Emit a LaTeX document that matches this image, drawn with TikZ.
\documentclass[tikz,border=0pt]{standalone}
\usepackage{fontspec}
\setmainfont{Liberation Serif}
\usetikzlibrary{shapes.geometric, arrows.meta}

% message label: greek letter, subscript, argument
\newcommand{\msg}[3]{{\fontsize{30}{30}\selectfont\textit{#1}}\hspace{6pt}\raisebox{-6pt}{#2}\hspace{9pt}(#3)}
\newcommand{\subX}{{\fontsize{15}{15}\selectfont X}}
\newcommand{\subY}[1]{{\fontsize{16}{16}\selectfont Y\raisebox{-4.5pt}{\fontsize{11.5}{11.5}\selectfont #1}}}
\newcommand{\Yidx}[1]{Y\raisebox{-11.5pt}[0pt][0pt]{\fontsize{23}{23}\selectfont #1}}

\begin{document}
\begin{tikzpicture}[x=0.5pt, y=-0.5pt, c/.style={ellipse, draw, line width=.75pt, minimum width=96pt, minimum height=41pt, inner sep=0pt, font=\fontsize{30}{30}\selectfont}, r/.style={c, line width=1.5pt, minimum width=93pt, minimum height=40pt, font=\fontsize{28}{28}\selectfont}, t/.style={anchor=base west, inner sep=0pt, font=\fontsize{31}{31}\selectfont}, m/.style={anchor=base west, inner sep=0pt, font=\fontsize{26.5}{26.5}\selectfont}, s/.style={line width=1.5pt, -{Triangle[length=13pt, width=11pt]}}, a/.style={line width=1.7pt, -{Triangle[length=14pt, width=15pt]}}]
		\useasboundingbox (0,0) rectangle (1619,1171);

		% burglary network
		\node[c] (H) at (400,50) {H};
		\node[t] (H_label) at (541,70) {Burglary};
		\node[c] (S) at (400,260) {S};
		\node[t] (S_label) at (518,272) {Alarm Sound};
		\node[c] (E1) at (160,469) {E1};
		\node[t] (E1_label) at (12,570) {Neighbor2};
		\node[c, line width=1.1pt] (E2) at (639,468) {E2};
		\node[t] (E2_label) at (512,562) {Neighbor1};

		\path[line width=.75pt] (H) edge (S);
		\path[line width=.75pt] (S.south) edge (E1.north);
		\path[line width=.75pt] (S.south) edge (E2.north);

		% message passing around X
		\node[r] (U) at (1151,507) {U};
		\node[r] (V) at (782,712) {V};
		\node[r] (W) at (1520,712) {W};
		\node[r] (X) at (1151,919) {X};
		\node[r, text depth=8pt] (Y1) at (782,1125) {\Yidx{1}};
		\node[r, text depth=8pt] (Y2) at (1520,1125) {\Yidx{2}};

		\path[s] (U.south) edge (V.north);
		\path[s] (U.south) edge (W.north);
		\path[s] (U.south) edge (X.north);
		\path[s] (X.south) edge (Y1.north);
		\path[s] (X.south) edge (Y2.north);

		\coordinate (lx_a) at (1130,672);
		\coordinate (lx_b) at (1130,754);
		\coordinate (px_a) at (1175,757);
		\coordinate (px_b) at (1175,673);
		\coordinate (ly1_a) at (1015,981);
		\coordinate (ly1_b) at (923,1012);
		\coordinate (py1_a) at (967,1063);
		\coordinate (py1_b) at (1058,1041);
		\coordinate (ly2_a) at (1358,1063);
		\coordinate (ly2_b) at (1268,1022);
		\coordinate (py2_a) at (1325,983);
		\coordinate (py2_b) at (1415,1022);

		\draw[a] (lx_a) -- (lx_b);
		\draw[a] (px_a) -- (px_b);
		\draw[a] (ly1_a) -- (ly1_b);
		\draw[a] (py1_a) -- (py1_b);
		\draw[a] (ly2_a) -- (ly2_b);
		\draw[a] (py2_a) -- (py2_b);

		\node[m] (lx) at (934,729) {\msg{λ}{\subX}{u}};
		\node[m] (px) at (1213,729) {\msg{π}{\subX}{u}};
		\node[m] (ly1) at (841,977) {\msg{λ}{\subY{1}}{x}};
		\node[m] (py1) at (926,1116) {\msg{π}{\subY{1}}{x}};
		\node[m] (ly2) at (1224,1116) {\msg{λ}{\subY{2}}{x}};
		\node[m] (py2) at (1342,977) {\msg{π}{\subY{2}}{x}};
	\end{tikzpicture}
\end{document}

- - -

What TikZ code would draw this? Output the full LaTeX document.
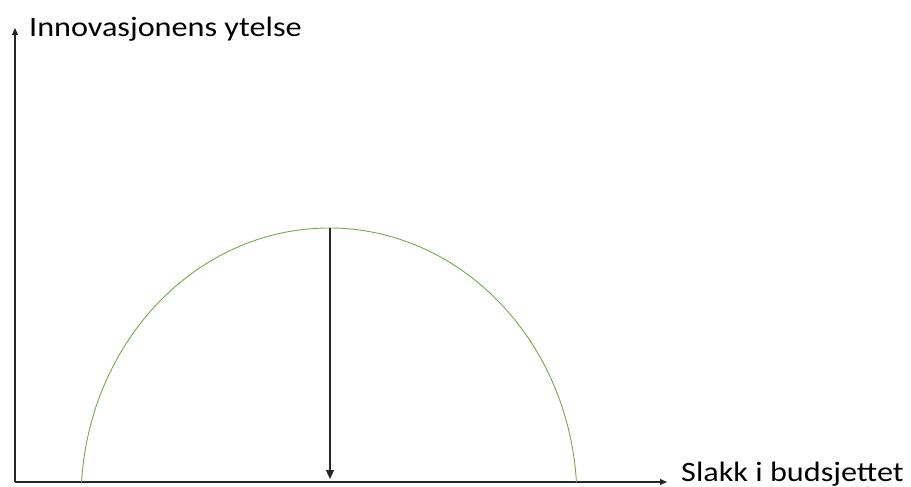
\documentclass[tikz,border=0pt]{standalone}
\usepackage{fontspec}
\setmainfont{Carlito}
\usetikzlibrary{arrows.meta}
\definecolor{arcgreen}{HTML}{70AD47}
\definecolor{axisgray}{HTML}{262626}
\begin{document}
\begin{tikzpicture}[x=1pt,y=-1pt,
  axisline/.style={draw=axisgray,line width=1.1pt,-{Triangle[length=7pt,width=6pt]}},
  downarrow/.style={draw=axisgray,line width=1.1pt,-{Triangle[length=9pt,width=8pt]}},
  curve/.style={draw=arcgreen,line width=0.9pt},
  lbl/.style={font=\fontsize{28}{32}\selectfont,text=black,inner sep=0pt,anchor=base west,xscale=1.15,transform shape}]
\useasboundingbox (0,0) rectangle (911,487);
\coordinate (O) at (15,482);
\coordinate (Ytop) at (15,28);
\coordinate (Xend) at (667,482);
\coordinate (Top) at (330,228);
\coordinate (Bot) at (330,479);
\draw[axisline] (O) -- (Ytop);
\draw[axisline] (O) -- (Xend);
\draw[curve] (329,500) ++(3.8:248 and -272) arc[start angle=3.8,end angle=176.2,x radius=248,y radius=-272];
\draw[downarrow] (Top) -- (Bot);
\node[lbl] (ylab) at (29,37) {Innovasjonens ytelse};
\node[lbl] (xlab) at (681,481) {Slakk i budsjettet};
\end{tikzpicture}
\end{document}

- - -

= WRITTEN TASK =
Copy out precisely the lines from the line with "Emit a LaTeX" to the line with "(S.south) edge (E2.north);" in the material above, including those two lines and omitting all the rest.

= EXERCISE RESULT =
Emit a LaTeX document that matches this image, drawn with TikZ.
\documentclass[tikz,border=0pt]{standalone}
\usepackage{fontspec}
\setmainfont{Liberation Serif}
\usetikzlibrary{shapes.geometric, arrows.meta}

% message label: greek letter, subscript, argument
\newcommand{\msg}[3]{{\fontsize{30}{30}\selectfont\textit{#1}}\hspace{6pt}\raisebox{-6pt}{#2}\hspace{9pt}(#3)}
\newcommand{\subX}{{\fontsize{15}{15}\selectfont X}}
\newcommand{\subY}[1]{{\fontsize{16}{16}\selectfont Y\raisebox{-4.5pt}{\fontsize{11.5}{11.5}\selectfont #1}}}
\newcommand{\Yidx}[1]{Y\raisebox{-11.5pt}[0pt][0pt]{\fontsize{23}{23}\selectfont #1}}

\begin{document}
\begin{tikzpicture}[x=0.5pt, y=-0.5pt, c/.style={ellipse, draw, line width=.75pt, minimum width=96pt, minimum height=41pt, inner sep=0pt, font=\fontsize{30}{30}\selectfont}, r/.style={c, line width=1.5pt, minimum width=93pt, minimum height=40pt, font=\fontsize{28}{28}\selectfont}, t/.style={anchor=base west, inner sep=0pt, font=\fontsize{31}{31}\selectfont}, m/.style={anchor=base west, inner sep=0pt, font=\fontsize{26.5}{26.5}\selectfont}, s/.style={line width=1.5pt, -{Triangle[length=13pt, width=11pt]}}, a/.style={line width=1.7pt, -{Triangle[length=14pt, width=15pt]}}]
		\useasboundingbox (0,0) rectangle (1619,1171);

		% burglary network
		\node[c] (H) at (400,50) {H};
		\node[t] (H_label) at (541,70) {Burglary};
		\node[c] (S) at (400,260) {S};
		\node[t] (S_label) at (518,272) {Alarm Sound};
		\node[c] (E1) at (160,469) {E1};
		\node[t] (E1_label) at (12,570) {Neighbor2};
		\node[c, line width=1.1pt] (E2) at (639,468) {E2};
		\node[t] (E2_label) at (512,562) {Neighbor1};

		\path[line width=.75pt] (H) edge (S);
		\path[line width=.75pt] (S.south) edge (E1.north);
		\path[line width=.75pt] (S.south) edge (E2.north);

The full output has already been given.